DATASET EXCERPT:
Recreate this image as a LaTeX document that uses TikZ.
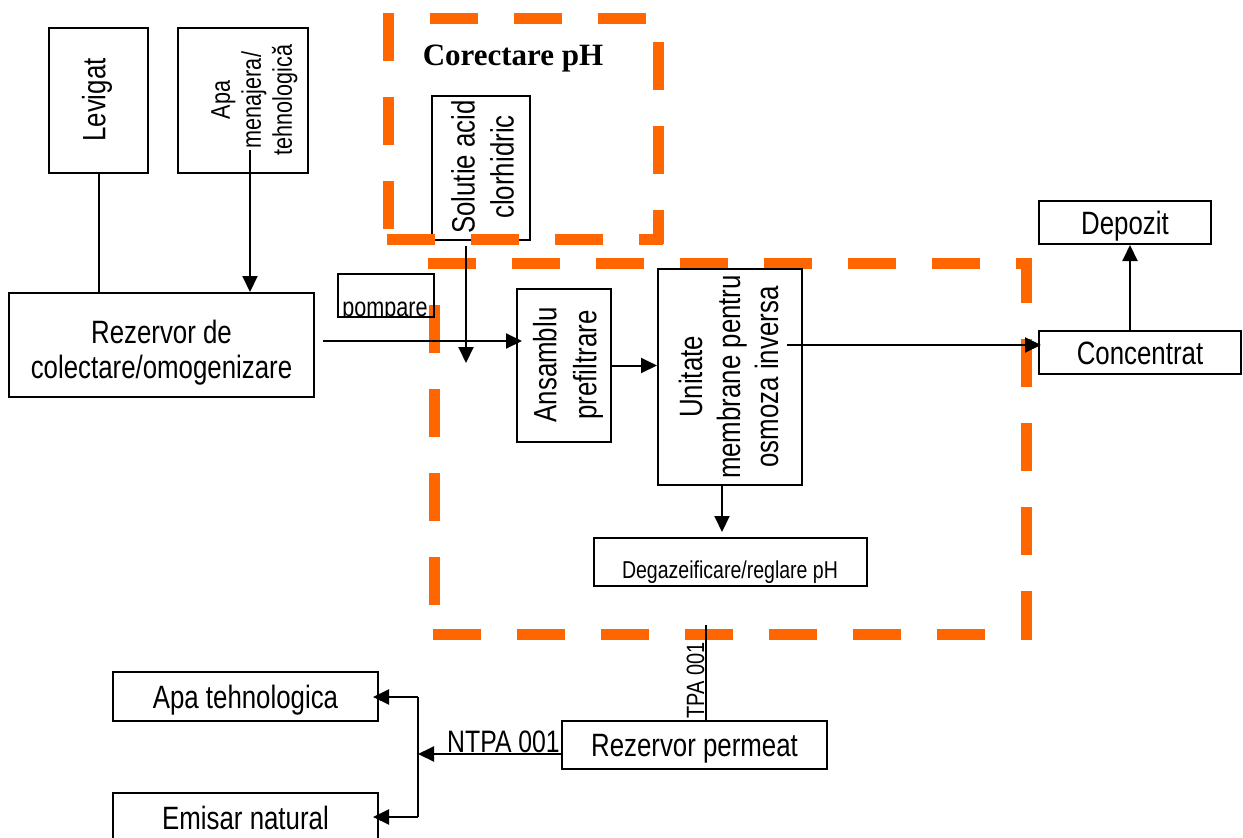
\documentclass[tikz,border=0pt]{standalone}
\usepackage{fontspec}
\setmainfont{Liberation Sans}[FakeStretch=0.8]
\newfontfamily\corfont{Liberation Serif}
\usetikzlibrary{arrows.meta}
\definecolor{dashorange}{RGB}{255,102,0}
\begin{document}
\begin{tikzpicture}[x=1pt,y=-1pt,
  box/.style={draw, line width=2pt, fill=white, inner sep=0pt},
  one/.style={font=\fontsize{32.3}{38}\selectfont, text height=23.1pt, text depth=0pt},
  txt/.style={inner sep=0pt, align=center},
  rot/.style={txt, rotate=90},
  arr/.style={line width=2pt, -{Triangle[length=16pt,width=15pt]}},
  ln/.style={line width=2pt},
  od/.style={draw=dashorange, line width=11pt, dash pattern=on 48pt off 36pt}
]
\clip (0,0) rectangle (1243,838);
% big dashed frame
\draw[od] (428,263) -- (1032,263);
\draw[od, dash phase=48pt] (434,269) -- (434,639);
\draw[od] (433,634) -- (1032,634);
\draw[od] (1026,639) -- (1026,258);

% boxes
\node[box, minimum width=99pt, minimum height=145pt] (lev) at (98.5,100.5) {};
\node[rot, font=\fontsize{32.3}{38}\selectfont] (levt) at (97,100) {Levigat};
\node[box, minimum width=130pt, minimum height=145pt] (apa) at (243,100.5) {};
\node[rot, font=\fontsize{27}{31}\selectfont] (apat) at (254.5,100) {Apa\\menajera/\\tehnologică};
\node[box, minimum width=98pt, minimum height=144pt] (sol) at (481,168) {};
\node[rot, font=\fontsize{32.3}{39}\selectfont] (solt) at (482.5,167) {Solutie acid\\clorhidric};
\node[box, minimum width=305pt, minimum height=104pt] (rez) at (161.5,345) {};
\node[txt, font=\fontsize{32.3}{35}\selectfont] (rezt) at (161.5,352.5) {Rezervor de\\colectare/omogenizare};
\begin{scope}
\clip (338,274) rectangle (434,316);
\node[inner sep=0pt, anchor=base, font=\fontsize{27}{30}\selectfont] (pompt) at (385,316) {pompare};
\end{scope}
\node[draw, line width=2pt, inner sep=0pt, minimum width=96pt, minimum height=43pt] (pomp) at (386,295.5) {};
\node[box, minimum width=94pt, minimum height=153pt] (ans) at (564,365.5) {};
\node[rot, font=\fontsize{32.3}{40}\selectfont] (anst) at (568,365) {Ansamblu\\prefiltrare};
\node[box, minimum width=144pt, minimum height=216pt] (unit) at (730,377) {};
\node[rot, font=\fontsize{32.3}{38}\selectfont] (unitt) at (728.5,377) {Unitate\\membrane pentru\\osmoza inversa};
\node[box, minimum width=273pt, minimum height=48pt] (deg) at (730.5,562) {};
\node[inner sep=0pt, anchor=base, font=\fontsize{24.4}{28}\selectfont] (degt) at (730,578) {Degazeificare/reglare pH};
\node[box, one, minimum width=202pt, minimum height=43pt] (conc) at (1140,352.5) {Concentrat};
\node[box, one, minimum width=172pt, minimum height=43pt] (dep) at (1125,222.5) {Depozit};
\node[rot, anchor=base, font=\fontsize{25}{28}\selectfont] (ntpav) at (704,688) {NTPA 001};
\node[box, one, minimum width=265pt, minimum height=48pt] (perm) at (694.5,745) {Rezervor permeat};
\node[box, one, minimum width=265pt, minimum height=49pt] (atech) at (245.5,696.5) {Apa tehnologica};
\node[box, one, minimum width=265pt, minimum height=49pt] (emis) at (245.5,817.5) {Emisar natural};
\node[inner sep=0pt, anchor=base east, font=\fontsize{31}{34}\selectfont] (ntpah) at (560,752) {NTPA 001};
\node[inner sep=0pt, anchor=base, font=\corfont\bfseries\fontsize{31}{36}\selectfont] (cor) at (513,65) {Corectare pH};

% connectors
\draw[ln] (lev.south) -- (lev.south |- rez.north);
\coordinate (apaS) at (250,150);
\draw[arr] (apaS) -- (apaS |- rez.north);
\coordinate (rA) at (323,341);
\draw[arr, shorten >=-6pt] (rA) -- (rA -| ans.west);
\coordinate (acidEnd) at (466,363);
\draw[arr, shorten <=5pt] (sol.south -| acidEnd) -- (acidEnd);
\draw[arr] (ans.east) -- (ans.east -| unit.west);
\coordinate (uD) at (722,485);
\draw[arr, shorten >=5pt] (unit.south -| uD) -- (deg.north -| uD);
\coordinate (uC) at (787,345);
\draw[arr, shorten >=-3pt] (uC) -- (uC -| conc.west);
\coordinate (cD) at (1130,300);
\draw[arr] (conc.north -| cD) -- (dep.south -| cD);
\coordinate (nTop) at (706,625);
\draw[ln] (nTop) -- (nTop |- perm.north);
\coordinate (jN) at (418,754);
\draw[arr] (perm.west |- jN) -- (jN);
\coordinate (jT) at (418,697);
\coordinate (jE) at (418,817);
\draw[ln] (jT) -- (jE);
\draw[arr, shorten >=-6pt] (jT) -- (jT -| atech.east);
\draw[arr, shorten >=-6pt] (jE) -- (jE -| emis.east);

% pH correction dashed frame
\draw[od] (388,13) -- (388,244);
\draw[od, dash phase=48pt] (394,18) -- (663,18);
\draw[od, dash phase=60pt] (658,18) -- (658,244);
\draw[od] (387,239) -- (663,239);
\end{tikzpicture}
\end{document}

GIVEN PROBLEM:
Write the material out again exactly as it appears, dropping the pictures.

FULL ANSWER:
Recreate this image as a LaTeX document that uses TikZ.
\documentclass[tikz,border=0pt]{standalone}
\usepackage{fontspec}
\setmainfont{Liberation Sans}[FakeStretch=0.8]
\newfontfamily\corfont{Liberation Serif}
\usetikzlibrary{arrows.meta}
\definecolor{dashorange}{RGB}{255,102,0}
\begin{document}
\begin{tikzpicture}[x=1pt,y=-1pt,
  box/.style={draw, line width=2pt, fill=white, inner sep=0pt},
  one/.style={font=\fontsize{32.3}{38}\selectfont, text height=23.1pt, text depth=0pt},
  txt/.style={inner sep=0pt, align=center},
  rot/.style={txt, rotate=90},
  arr/.style={line width=2pt, -{Triangle[length=16pt,width=15pt]}},
  ln/.style={line width=2pt},
  od/.style={draw=dashorange, line width=11pt, dash pattern=on 48pt off 36pt}
]
\clip (0,0) rectangle (1243,838);
% big dashed frame
\draw[od] (428,263) -- (1032,263);
\draw[od, dash phase=48pt] (434,269) -- (434,639);
\draw[od] (433,634) -- (1032,634);
\draw[od] (1026,639) -- (1026,258);

% boxes
\node[box, minimum width=99pt, minimum height=145pt] (lev) at (98.5,100.5) {};
\node[rot, font=\fontsize{32.3}{38}\selectfont] (levt) at (97,100) {Levigat};
\node[box, minimum width=130pt, minimum height=145pt] (apa) at (243,100.5) {};
\node[rot, font=\fontsize{27}{31}\selectfont] (apat) at (254.5,100) {Apa\\menajera/\\tehnologică};
\node[box, minimum width=98pt, minimum height=144pt] (sol) at (481,168) {};
\node[rot, font=\fontsize{32.3}{39}\selectfont] (solt) at (482.5,167) {Solutie acid\\clorhidric};
\node[box, minimum width=305pt, minimum height=104pt] (rez) at (161.5,345) {};
\node[txt, font=\fontsize{32.3}{35}\selectfont] (rezt) at (161.5,352.5) {Rezervor de\\colectare/omogenizare};
\begin{scope}
\clip (338,274) rectangle (434,316);
\node[inner sep=0pt, anchor=base, font=\fontsize{27}{30}\selectfont] (pompt) at (385,316) {pompare};
\end{scope}
\node[draw, line width=2pt, inner sep=0pt, minimum width=96pt, minimum height=43pt] (pomp) at (386,295.5) {};
\node[box, minimum width=94pt, minimum height=153pt] (ans) at (564,365.5) {};
\node[rot, font=\fontsize{32.3}{40}\selectfont] (anst) at (568,365) {Ansamblu\\prefiltrare};
\node[box, minimum width=144pt, minimum height=216pt] (unit) at (730,377) {};
\node[rot, font=\fontsize{32.3}{38}\selectfont] (unitt) at (728.5,377) {Unitate\\membrane pentru\\osmoza inversa};
\node[box, minimum width=273pt, minimum height=48pt] (deg) at (730.5,562) {};
\node[inner sep=0pt, anchor=base, font=\fontsize{24.4}{28}\selectfont] (degt) at (730,578) {Degazeificare/reglare pH};
\node[box, one, minimum width=202pt, minimum height=43pt] (conc) at (1140,352.5) {Concentrat};
\node[box, one, minimum width=172pt, minimum height=43pt] (dep) at (1125,222.5) {Depozit};
\node[rot, anchor=base, font=\fontsize{25}{28}\selectfont] (ntpav) at (704,688) {NTPA 001};
\node[box, one, minimum width=265pt, minimum height=48pt] (perm) at (694.5,745) {Rezervor permeat};
\node[box, one, minimum width=265pt, minimum height=49pt] (atech) at (245.5,696.5) {Apa tehnologica};
\node[box, one, minimum width=265pt, minimum height=49pt] (emis) at (245.5,817.5) {Emisar natural};
\node[inner sep=0pt, anchor=base east, font=\fontsize{31}{34}\selectfont] (ntpah) at (560,752) {NTPA 001};
\node[inner sep=0pt, anchor=base, font=\corfont\bfseries\fontsize{31}{36}\selectfont] (cor) at (513,65) {Corectare pH};

% connectors
\draw[ln] (lev.south) -- (lev.south |- rez.north);
\coordinate (apaS) at (250,150);
\draw[arr] (apaS) -- (apaS |- rez.north);
\coordinate (rA) at (323,341);
\draw[arr, shorten >=-6pt] (rA) -- (rA -| ans.west);
\coordinate (acidEnd) at (466,363);
\draw[arr, shorten <=5pt] (sol.south -| acidEnd) -- (acidEnd);
\draw[arr] (ans.east) -- (ans.east -| unit.west);
\coordinate (uD) at (722,485);
\draw[arr, shorten >=5pt] (unit.south -| uD) -- (deg.north -| uD);
\coordinate (uC) at (787,345);
\draw[arr, shorten >=-3pt] (uC) -- (uC -| conc.west);
\coordinate (cD) at (1130,300);
\draw[arr] (conc.north -| cD) -- (dep.south -| cD);
\coordinate (nTop) at (706,625);
\draw[ln] (nTop) -- (nTop |- perm.north);
\coordinate (jN) at (418,754);
\draw[arr] (perm.west |- jN) -- (jN);
\coordinate (jT) at (418,697);
\coordinate (jE) at (418,817);
\draw[ln] (jT) -- (jE);
\draw[arr, shorten >=-6pt] (jT) -- (jT -| atech.east);
\draw[arr, shorten >=-6pt] (jE) -- (jE -| emis.east);

% pH correction dashed frame
\draw[od] (388,13) -- (388,244);
\draw[od, dash phase=48pt] (394,18) -- (663,18);
\draw[od, dash phase=60pt] (658,18) -- (658,244);
\draw[od] (387,239) -- (663,239);
\end{tikzpicture}
\end{document}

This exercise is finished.